Risks and Counterarguments
- Risk - Misreading transient weakness: The drop in share price may reflect short-term noise (an investor rotation or temporary bookings softness) rather than a durable revenue slowdown. If bookings re-accelerate, shorts can be squeezed.
- Risk - Strong balance sheet cushions downside: With current assets of $1.367B and equity of $1.308B in Q3 2025, Duolingo has balance-sheet resilience that caps catastrophic outcomes.
- Risk - One-off tax items overstate earnings but not operational health: The large tax benefit in Q3 2025 ($245.7M) inflated GAAP net income; trimming that away shows operating income and cash remain solid. The market may eventually focus on consistent operating cash rather than headline GAAP volatility.

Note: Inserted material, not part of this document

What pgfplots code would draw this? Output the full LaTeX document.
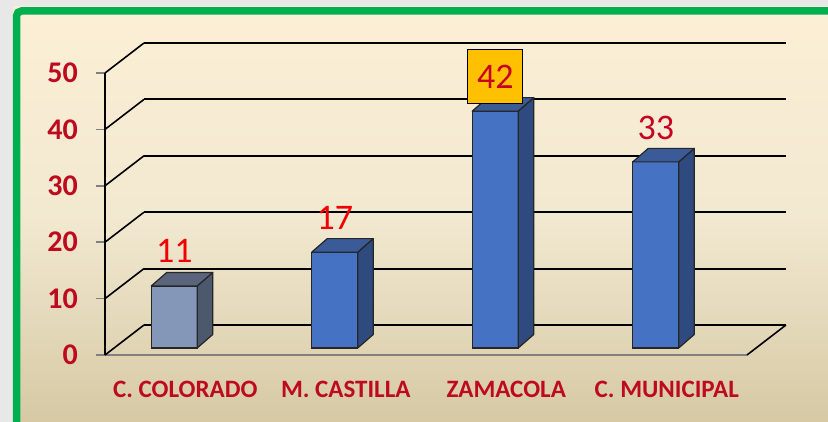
\documentclass[border=0pt]{standalone}
\usepackage{fontspec}
\setmainfont{Carlito}
\usepackage{pgfplots}
\pgfplotsset{compat=1.18}

\definecolor{frameGreen}{RGB}{0,176,80}
\definecolor{outerGrey}{RGB}{232,232,232}
\definecolor{creamTop}{RGB}{252,239,213}
\definecolor{creamMid}{RGB}{242,233,209}
\definecolor{creamBot}{RGB}{214,201,164}
\definecolor{labRed}{RGB}{190,10,30}
\definecolor{valRed}{RGB}{240,0,0}
\definecolor{valDark}{RGB}{200,0,35}
\definecolor{barFront}{RGB}{70,114,196}
\definecolor{barSide}{RGB}{46,74,126}
\definecolor{barTop}{RGB}{58,90,152}
\definecolor{greyFront}{RGB}{132,151,184}
\definecolor{greySide}{RGB}{76,88,108}
\definecolor{greyTop}{RGB}{90,100,124}
\definecolor{boxYellow}{RGB}{255,192,0}
\definecolor{tickGrey}{RGB}{128,128,128}

\pgfdeclareplotmark{nothing}{}

\pgfplotsset{
  basebox/.style={
    scale only axis, width=642pt, height=282pt,
    xmin=-0.5, xmax=3.5, ymin=0, ymax=50,
    clip=false,
  },
  hiddenbox/.style={
    basebox,
    axis line style={draw=none},
    xtick=\empty, ytick=\empty,
  },
  % top and side face of a bar, drawn at the bar's top-front
  faces/.style n args={2}{
    scatter, only marks, mark=nothing,
    visualization depends on={rawy\as\rawy},
    scatter/@pre marker code/.code={
      \pgfmathsetmacro\hb{13.5-\rawy*5.64}
      \pgfmathsetmacro\hf{-\rawy*5.64}
      \filldraw[fill=#2, draw=black!85, line width=1.2pt, line join=round]
        (23pt,0pt) -- (38.5pt,13.5pt) -- (38.5pt,\hb pt) -- (23pt,\hf pt) -- cycle;
      \filldraw[fill=#1, draw=black!85, line width=1.2pt, line join=round]
        (-23pt,0pt) -- (23pt,0pt) -- (38.5pt,13.5pt) -- (-7.5pt,13.5pt) -- cycle;
    },
    scatter/@post marker code/.code={},
  },
  frontbar/.style={
    ybar, bar width=46pt, bar shift=0pt,
    fill=#1, draw=black!85, line width=1.2pt,
  },
}

\begin{document}
\begin{tikzpicture}
\useasboundingbox (0,0) rectangle (828pt,422pt);
\fill[outerGrey] (0,0) rectangle (828pt,422pt);
\shade[top color=creamTop, bottom color=creamBot, middle color=creamMid]
  (13pt,0pt) rectangle (840pt,415pt);
\draw[frameGreen, line width=7.5pt, rounded corners=5pt]
  (16.5pt,-10pt) -- (16.5pt,411pt) -- (840pt,411pt);

% back wall with horizontal grid lines
\begin{axis}[
  hiddenbox,
  at={(144pt,97pt)}, anchor=south west,
  ytick={0,10,...,50}, yticklabels={},
  major tick length=0pt,
  ymajorgrids, grid style={black, line width=2pt},
]
\end{axis}

% front axis: ticks, labels, left wall and floor edges
\begin{axis}[
  basebox,
  at={(105pt,67pt)}, anchor=south west,
  axis x line*=bottom, axis y line*=left,
  x axis line style={tickGrey, line width=1.5pt, -},
  y axis line style={black, line width=1.3pt, -},
  ytick={0,10,...,50},
  xtick={0,1,2,3},
  xticklabels={C. COLORADO, M. CASTILLA, ZAMACOLA, C. MUNICIPAL},
  minor xtick={-0.5,0.5,...,3.5},
  tick align=outside,
  major tick length=9pt,
  x tick style={draw=none},
  minor x tick style={tickGrey, line width=1.5pt},
  minor tick length=10pt,
  y tick style={tickGrey, line width=1.5pt},
  /pgf/number format/assume math mode=true,
  yticklabel style={font=\fontsize{30}{30}\selectfont\bfseries, text=labRed, inner sep=0pt, xshift=-18pt},
  xticklabel style={font=\fontsize{25}{25}\selectfont\bfseries, text=labRed, inner sep=0pt, yshift=-17pt},
]
\pgfplotsinvokeforeach{0,10,...,50}{
  \draw[black, line width=1.6pt] (axis cs:-0.5,#1) -- ++(39pt,30pt);
}
\draw[black, line width=1.6pt] (axis cs:3.5,0) -- ++(39pt,30pt);
\end{axis}

% bars, set a little back into the floor
\begin{axis}[
  hiddenbox,
  at={(94pt,74pt)}, anchor=south west,
  /pgf/number format/assume math mode=true,
]
\addplot[frontbar=greyFront] coordinates {(0,11)};
\addplot[frontbar=barFront] coordinates {(1,17) (2,42) (3,33)};
\addplot[faces={greyTop}{greySide}] coordinates {(0,11)};
\addplot[faces={barTop}{barSide}] coordinates {(1,17) (2,42) (3,33)};
% value labels
\addplot[only marks, mark=nothing, nodes near coords,
  nodes near coords style={font=\fontsize{36}{36}\selectfont, text=valRed, anchor=base, yshift=23pt}]
  coordinates {(0,11) (1,17)};
\addplot[only marks, mark=nothing, nodes near coords,
  nodes near coords style={font=\fontsize{36}{36}\selectfont, text=valDark, anchor=base, yshift=22pt}]
  coordinates {(3,33)};
\addplot[only marks, mark=nothing, nodes near coords,
  nodes near coords style={font=\fontsize{36}{36}\selectfont, text=valDark, anchor=south,
    fill=boxYellow, draw=black, line width=1.2pt, minimum width=55pt, minimum height=54pt,
    inner sep=0pt, yshift=7pt}]
  coordinates {(2,42)};
\end{axis}
\end{tikzpicture}
\end{document}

- Risk - Positive AI or product surprise: If Duolingo launches an AI-driven product or partnership that materially improves conversion and lifts bookings, the stock could gap higher and punish short positions.
- Counterargument (bull case): The best counter to this short thesis is that Duolingo is simply temporarily out of favor - investors are overreacting to a single quarter's noisy earnings and AI hyperbole. The company’s sequential revenue growth in 2025 (Q1 $230.7M -> Q2 $252.3M -> Q3 $271.7M) and consistent operating cash flow argue that the core business still works; an opportunistic long on a balance-sheet-backed dip is a reasonable bullish play if bookings stabilize.
Conclusion - Clear Stance and What Would Change My Mind
Stance: Tactical short (swing), high risk. The most attractive trade here is a defined-size short with a tight stop: the market is worried about future bookings and is likely to continue to re-price growth expectations lower if forward guidance or user conversion metrics deteriorate. Duolingo’s cash flow and balance sheet make a permanent impairment unlikely, but that is precisely why this is a tactical, not structural, short - the company can survive but the stock can move a lot while narrative and bookings get sorted.
What would change my mind: Clear evidence of re-accelerating bookings and paid conversions (sustained improvements in DAU-to-paid conversion over two consecutive quarters), or an explicit management plan that shows a return to robust organic growth without sacrificing margins would flip me to neutral/long. Conversely, any additional signs of durable booking deterioration or user churn would strengthen the short thesis and argue for adding to exposure toward the $90 target.
Data notes: Key figures referenced are from company filings for Q1-Q3 2025 (filing dates 05/02/2025, 08/07/2025, 11/06/2025) and the market snapshot as of 01/14/2026. The dataset did not include a market cap figure; valuation commentary therefore focuses on operating cash and balance-sheet context rather than a precise multiple.
Trade checklist
- Entry zone: $152 - $160
- Protective stop: $175
- Primary target: $120; extended target: $90
- Monitor: next earnings/guidance, paid conversion, DET volumes, ad revenue cadence
If you take this trade, size it appropriately and respect the stop. Duolingo is cash-strong, but market psychology around bookings is the dominant near-term driver - and psychology can be volatile.